The biggest issue I have with flowmotion (Kingdom Heart’s flashier version of parkour) is the inability to heal after entering the mode. The trigger to enter flowmotion is hair-thin and since the button to dodge away from enemies is the same as the one to trigger flowmotion, it will occur accidently – and frustratingly – on a regular basis.
Speaking of frustration, for a game based almost entirely in the Disney universe, Dream Drop Distance is brutally difficult. Near the end of the game, regular encounters and boss fights become endeavors of perfect timing and luck. At no point does the game stop being fun, but be prepared for a challenge.
When surrounded, it can be a real challenge to follow what is happening on such a tiny screen. Square Enix does its best to eliminate the issue by reducing the HUD size and moving the map to the lower screen, but it’s not enough. It’s a shame, because the series has never looked more stunning.

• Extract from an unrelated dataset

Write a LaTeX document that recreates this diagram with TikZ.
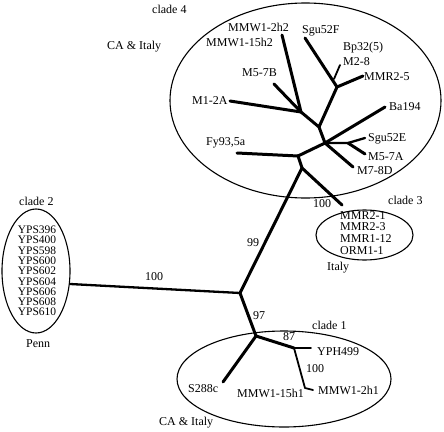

Graphically speaking, there isn’t much difference between the PlayStation 2 versions and this newest game, but the art direction of Kingdom Hearts 3D makes up for it. Color is used more liberally than any iteration previous. The most notable example is the new enemy, the dream eaters, who look like they belong in Viva Piñata more than Kingdom Hearts.
Furthermore, the implementation of 3D is the best on the 3DS to date. Square Enix has outdone itself as the 3D effect really improves the experience. The most impressive display of this is the game’s opening cinematic, which is at its best, visually speaking.

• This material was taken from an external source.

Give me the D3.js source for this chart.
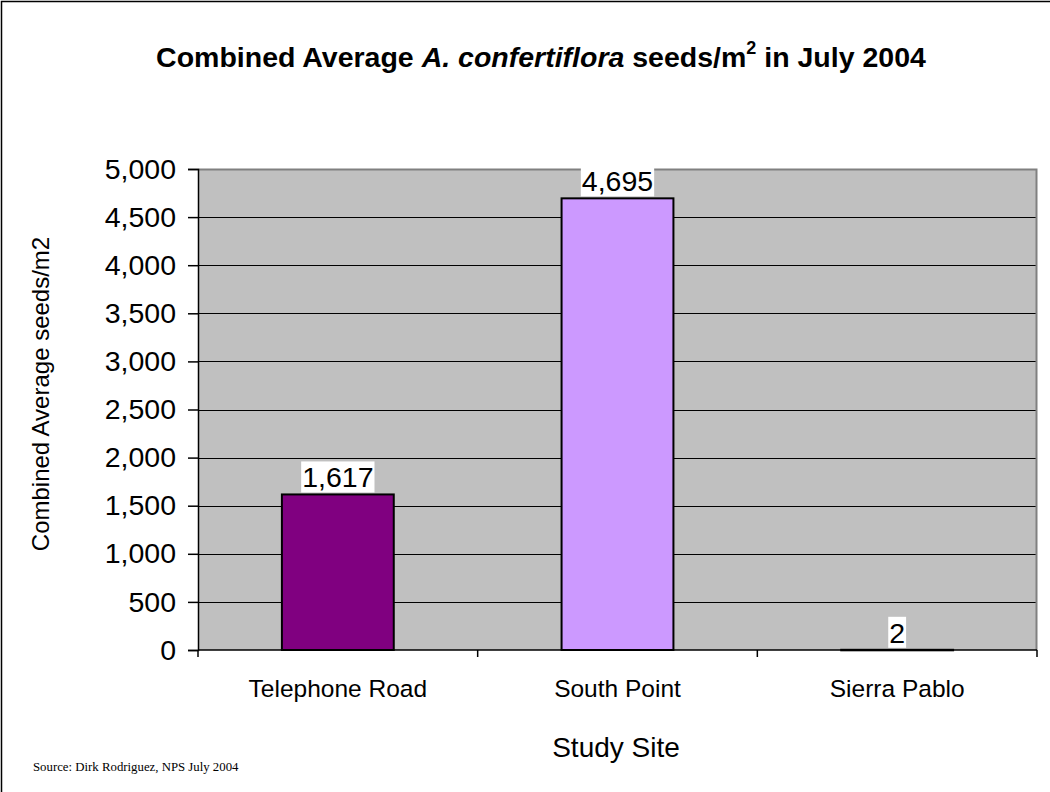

The game is littered with other cutscenes – which won’t be as detailed as the opening scene – but are also choice moments to engage the 3D function. As far as gameplay goes, it still looks good, but I prefer to leave it off as it’s hard to keep the 3DS in that3D sweet spot.
Music is one area of Kingdom Hearts I would usually praise for perfectly capturing the tone and emotion of the game. While Kingdom Hearts 3D occasionally reaches these moments with specific tracks, I found myself dissatisfied with some of the game’s soundtrack.
Some of the stranger musical choices occur during boss fights, which are more whimsical than ominous. This makes it hard to get hyped for a fight when you consider the bosses look like stuffed animals covered in Froot Loops.
These problematic choices continue as I was never drawn to the music presented in any of the worlds. While the majority of the tracks are not as catchy as previous installments, that’s not to say that all of the music in Kingdom Hearts 3D is dull. Character themes and anything produced by Utada Hikaru are still compelling masterpieces. The soundtrack is great, just not for a Kingdom Heart’s game.
Much like the game’s music, the voice acting is a mixed bag. The actors themselves are an assortment of pop singers, talent from cult-hit T.V. shows and every oddity between.
Kingdom Hearts doesn’t necessarily rely heavily on voice overs, but it seems to be working toward making them more prevalent. Some lines are delivered well and work to pull you into the story while others carry loads of awkwardness and make you cringe. Overall, it’s an improvement on previous games in the series, but more work needs to be done.
Overall - 3.5/5
As a fan of the Kingdom Hearts series, I judge the titles harshly rather than appreciating them without question. While there are some bad games in the series, Dream Drop Distance isn’t one of them. Whether you’re a longtime fan or someone wanting to get into Kingdom Hearts, this game is a great place to start. While not perfect, Kingdom Hearts 3D: Dream Drop Distance will leave you craving more.